The policy of this state is that HRS shall not deny treatment for mental illness to any person, nor shall service at a receiving or treatment facility be delayed, based upon a patient's inability to pay. Section 394.459(2)(a), F.S., recognizes, however, that facilities providing services pursuant to the act, may make every reasonable effort to collect appropriate reimbursement for the cost of providing mental health services to persons able to pay, including from insurance or third-party payments. Generally, fees and fee collections by HRS for the care of patients receiving mental health services is governed by the provisions in s. 402.33, F.S. With a few exceptions, the department is authorized to charge or collect fees for any service it provides clients either directly or through its agencies or contractors. While fees, other than third-party benefits and benefit payments, may not be charged for services provided to indigents whose only sources of income are from state and federal aid, the statute recognizes that clients receiving or benefitting from the service provided by HRS are primarily responsible for any such fee assessed.
Therefore, depending upon his or her ability to pay, the patient is primarily responsible for the payment of treatment as an involuntary Baker Act commitment. In the event a person is indigent, however, HRS is obligated to provide treatment at a receiving or treatment facility. This office has been informed that HRS provides treatment for indigent Baker Act commitments without cost to the county.
When a law enforcement officer has arrested a person for a felony involving a crime of violence against another person and it appears that the person meets the statutory guidelines for involuntary examination or involuntary placement, the receiving facility rendering an evaluation and treatment may recover the cost incurred pursuant to s. 901.35, F.S. In such instances, s. 901.35, F.S., provides for payment from the general fund of the county in which the person is arrested, if it is shown that reimbursement is not available from the following in the order listed: (1) an insurance company, a health care corporation, or other source; (2) the person receiving the medical care; and (3) a financial settlement for the medical care payable to the injured party. Under these circumstances, a county may be liable for the payment of mental health care received by an indigent at a receiving facility.
Accordingly, a county is not primarily responsible for the payment of hospital costs for the treatment of an involuntary Baker Act commitment. However, a county may be liable for such payments in the event a person in the county is arrested for a felony involving violence against another person, is taken to a receiving facility and specified sources for reimbursement are not available.
Robert A. Butterworth
 Section 394.453(1)(a), F.S.
 Section 394.457(2), F.S.
 See s. 394.457(3), F.S.
 See ss. 394.463(1) and (2), F.S. (1992 Supp.).

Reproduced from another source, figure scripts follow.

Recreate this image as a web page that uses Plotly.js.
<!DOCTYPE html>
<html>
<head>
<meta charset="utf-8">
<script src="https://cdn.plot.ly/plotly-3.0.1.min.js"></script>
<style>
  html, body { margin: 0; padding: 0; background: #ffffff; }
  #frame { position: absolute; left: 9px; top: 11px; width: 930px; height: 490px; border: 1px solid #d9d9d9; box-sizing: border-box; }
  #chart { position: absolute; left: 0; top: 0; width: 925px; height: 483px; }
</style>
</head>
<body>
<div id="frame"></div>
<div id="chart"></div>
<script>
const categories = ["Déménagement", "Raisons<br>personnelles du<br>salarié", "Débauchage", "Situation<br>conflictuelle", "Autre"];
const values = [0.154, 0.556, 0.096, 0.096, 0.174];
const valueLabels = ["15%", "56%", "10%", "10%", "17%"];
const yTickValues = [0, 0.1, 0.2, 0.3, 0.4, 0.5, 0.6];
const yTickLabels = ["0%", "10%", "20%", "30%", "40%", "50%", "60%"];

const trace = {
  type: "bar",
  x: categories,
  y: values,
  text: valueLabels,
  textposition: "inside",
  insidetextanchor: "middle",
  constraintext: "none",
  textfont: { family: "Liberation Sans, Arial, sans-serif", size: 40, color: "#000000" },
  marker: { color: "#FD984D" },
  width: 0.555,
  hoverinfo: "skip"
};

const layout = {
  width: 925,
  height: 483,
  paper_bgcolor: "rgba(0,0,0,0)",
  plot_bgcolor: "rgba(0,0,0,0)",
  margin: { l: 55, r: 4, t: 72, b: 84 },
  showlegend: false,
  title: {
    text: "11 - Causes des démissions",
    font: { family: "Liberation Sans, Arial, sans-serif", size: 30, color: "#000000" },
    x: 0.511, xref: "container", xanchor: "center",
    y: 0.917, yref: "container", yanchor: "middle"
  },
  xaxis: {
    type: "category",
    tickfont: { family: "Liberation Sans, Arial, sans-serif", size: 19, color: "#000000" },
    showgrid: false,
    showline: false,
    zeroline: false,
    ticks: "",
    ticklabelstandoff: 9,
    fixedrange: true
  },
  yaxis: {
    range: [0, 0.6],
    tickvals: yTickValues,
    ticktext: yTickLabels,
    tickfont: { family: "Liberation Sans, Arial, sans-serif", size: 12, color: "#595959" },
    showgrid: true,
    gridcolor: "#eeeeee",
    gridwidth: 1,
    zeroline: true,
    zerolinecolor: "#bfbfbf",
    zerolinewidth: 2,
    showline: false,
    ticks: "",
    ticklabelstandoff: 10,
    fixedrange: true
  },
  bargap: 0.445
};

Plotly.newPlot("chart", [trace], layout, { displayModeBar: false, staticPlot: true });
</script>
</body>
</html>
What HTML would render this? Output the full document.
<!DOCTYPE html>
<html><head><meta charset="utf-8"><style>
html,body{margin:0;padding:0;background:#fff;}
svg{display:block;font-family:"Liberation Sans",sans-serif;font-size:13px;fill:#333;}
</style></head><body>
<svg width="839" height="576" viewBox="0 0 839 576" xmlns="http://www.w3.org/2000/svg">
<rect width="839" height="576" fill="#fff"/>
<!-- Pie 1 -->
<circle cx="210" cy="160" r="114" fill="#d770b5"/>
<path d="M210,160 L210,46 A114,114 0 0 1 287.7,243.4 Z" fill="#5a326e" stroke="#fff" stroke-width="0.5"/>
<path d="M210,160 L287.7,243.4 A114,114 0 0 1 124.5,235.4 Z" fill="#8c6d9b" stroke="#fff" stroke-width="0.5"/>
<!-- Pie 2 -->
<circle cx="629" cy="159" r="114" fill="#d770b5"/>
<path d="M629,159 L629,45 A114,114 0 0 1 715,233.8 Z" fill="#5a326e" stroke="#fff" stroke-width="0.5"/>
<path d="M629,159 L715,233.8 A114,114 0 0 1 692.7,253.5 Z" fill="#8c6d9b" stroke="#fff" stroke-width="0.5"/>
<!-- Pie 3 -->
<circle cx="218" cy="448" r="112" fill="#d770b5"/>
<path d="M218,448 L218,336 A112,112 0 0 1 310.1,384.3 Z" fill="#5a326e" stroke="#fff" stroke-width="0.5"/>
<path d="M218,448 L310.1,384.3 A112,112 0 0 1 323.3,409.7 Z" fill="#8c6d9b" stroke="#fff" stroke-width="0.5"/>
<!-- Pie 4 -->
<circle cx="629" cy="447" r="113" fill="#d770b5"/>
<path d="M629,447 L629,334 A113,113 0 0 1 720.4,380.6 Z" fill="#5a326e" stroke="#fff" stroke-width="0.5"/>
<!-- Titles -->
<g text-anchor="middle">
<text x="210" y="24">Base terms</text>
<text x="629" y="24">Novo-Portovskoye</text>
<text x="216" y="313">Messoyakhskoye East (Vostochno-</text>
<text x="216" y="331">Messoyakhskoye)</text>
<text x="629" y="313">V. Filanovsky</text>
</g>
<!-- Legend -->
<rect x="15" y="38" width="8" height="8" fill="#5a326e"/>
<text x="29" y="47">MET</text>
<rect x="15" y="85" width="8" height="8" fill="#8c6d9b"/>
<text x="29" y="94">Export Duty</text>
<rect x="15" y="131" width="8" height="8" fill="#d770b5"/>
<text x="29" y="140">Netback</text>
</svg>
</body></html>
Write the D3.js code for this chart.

 Section 394.455(8), F.S. (1992 Supp.).
 Section 394.459(2), F.S.
 See s. 394.457(8), F.S.
 See s. 402.33(2), F.S.
 Section 402.33(3), F.S.
 This office has been informed by HRS that it has contracted with North Florida Mental Health Center in Lake City to provide mental health services for Lafayette County. Should you need additional information on the services provided and the responsibility for payment of fees, you may wish to contact Ms. Judy Phillis at the HRS district office in Gainesville. Ms. Phillis may be reached at (904) 336-5053.
 See s. 394.461(4)(b), F.S.
 See also Part IV, Ch. 154, F.S., under specified circumstances, placing the ultimate financial obligation for out-of-county hospital care of qualified indigent patients on the county in which the indigent patient resides.